My Failover Processes looks like this.
PHP connects to redis via HAProxy.
1) Sentinel detects a failure.
2) Sentinel decides to switch the replica role to master.
3) Sentinel performs a replica role switch to a new master role.
4) Sentinel runs a client-reconfig-script which will record the IP address and port of the new master in the cosnsul kv store.
(https://github.com/pospelov-v/redis-sentinel-submit-master-to-cosnsul-kv-store)
5) The Consul template is located on a separate host, it monitors the key change in the cosnsul kv store, when it changes, it fills in the HAProxy settings template and executes the service haproxy reload command.
Thus, HAProxy always has only one address in the settings - this is the address of the current redis master.
6) Sentinel will also switch the role of the old master to replica to the new master. He will do this the next time he can contact him. Until this happens, it checks the connection with the old master over and over again, with a certain timeout.
The problem is a network failure with a short duration.
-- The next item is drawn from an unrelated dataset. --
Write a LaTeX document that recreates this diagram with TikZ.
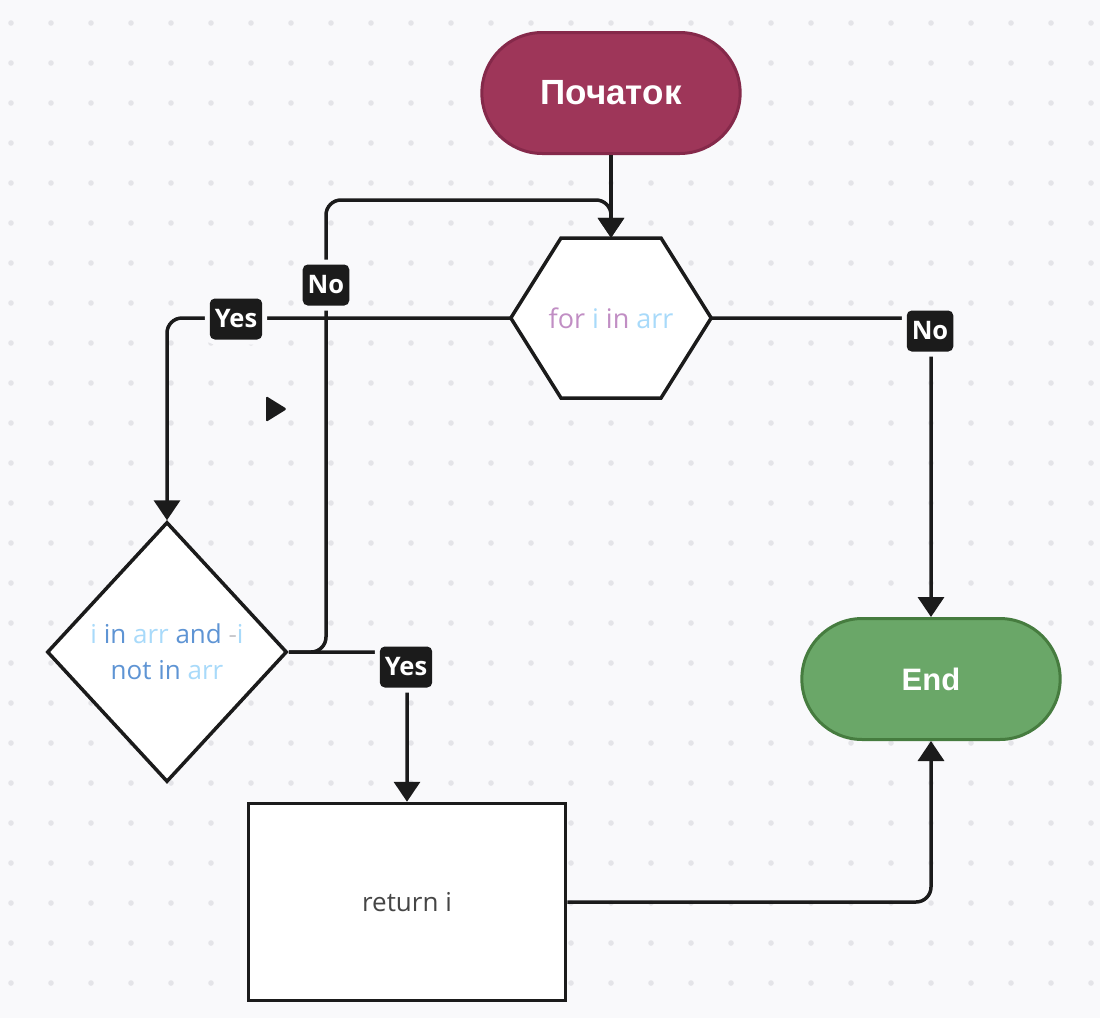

For example, 3 to 8 seconds.
At the moment when the old master appears on the network, and point 6 has not yet been completed, a short split brain appears. The old master receives requests that were still in the HAProxy queue. The old master then receives the slaveof ... command from the Sentinel and deletes these entries.
As a result of this situation, the PHP client added some keys to redis and received an OK response. And a little later, the PHP client cannot get back some of these keys, since they got into the old master and then were deleted when reconfiguring it to the slave.
If Sentinel had something like pre-failover-script, which would work exactly the same as client-reconfig-script, but before Failover Processes, then it would be possible to assign a mechanism to it that isolated would take PHP clients from the old wizard even before starting the switch process. Something like, STONITH (https://en.wikipedia.org/wiki/STONITH)
Do you plan to add something like a pre-failover-script to the Sentinel that will work exactly like the client-reconfig-script, but before the Failover Processes?
Comment From: hwware
Hello @pospelov-v , based on your description i think this is write loss problem when using sentinel to do failover. https://github.com/redis/redis/issues/6062 . Currently the sentinel failover is not orchestrated, therefore old master can still receive request and causing the write loss after it switch into replica. For the pre-failover-script use case, i think it make sense to have this, but i am still not sure whether this is enough to make sure we elimiate the problem. How do you think @yossigo ?
Comment From: yossigo
@hwware I agree with you, there are ways to minimize write loss but not prevent it completely.
As for a pre-failover-script, I think it might be useful in other situations so I'm not against it, unless it creates other problems or introduces unexpected complexity.
Comment From: AlexeyBoiler
@yossigo Hello. Are you planning to implement this feature? We also made observations and realized that this could solve the problem of the split-brain.
@hwware I agree with you, there are ways to minimize write loss but not prevent it completely. As for a
pre-failover-script, I think it might be useful in other situations so I'm not against it, unless it creates other problems or introduces unexpected complexity.
Comment From: yossigo
Hi @AlexeyBoiler, I think using a pre-failover script to address the original problem is a limited workaround, but that doesn't mean we shouldn't have this capability which could also be useful in other cases.
Comment From: AlexeyBoiler
Hi @AlexeyBoiler, I think using a pre-failover script to address the original problem is a limited workaround, but that doesn't mean we shouldn't have this capability which could also be useful in other cases.
Thanks for the quick response. Such a function will allow you to build a much better mechanism for the splitbrain problem. This feature in the Orchestrator for MySQL project helped us solve many cluster management tasks.
Comment From: AlexeyBoiler
@yossigo Thank you and the team for working on such a great project. I was looking through the latest releases of redis and could not see any solution in this direction. Are you planning to do something similar in the near future?
Comment From: yossigo
@AlexeyBoiler As I mentioned above, I don't see a reason to reject this but given the priority and everything else on our plate I think it can only happen if driven by someone in the community.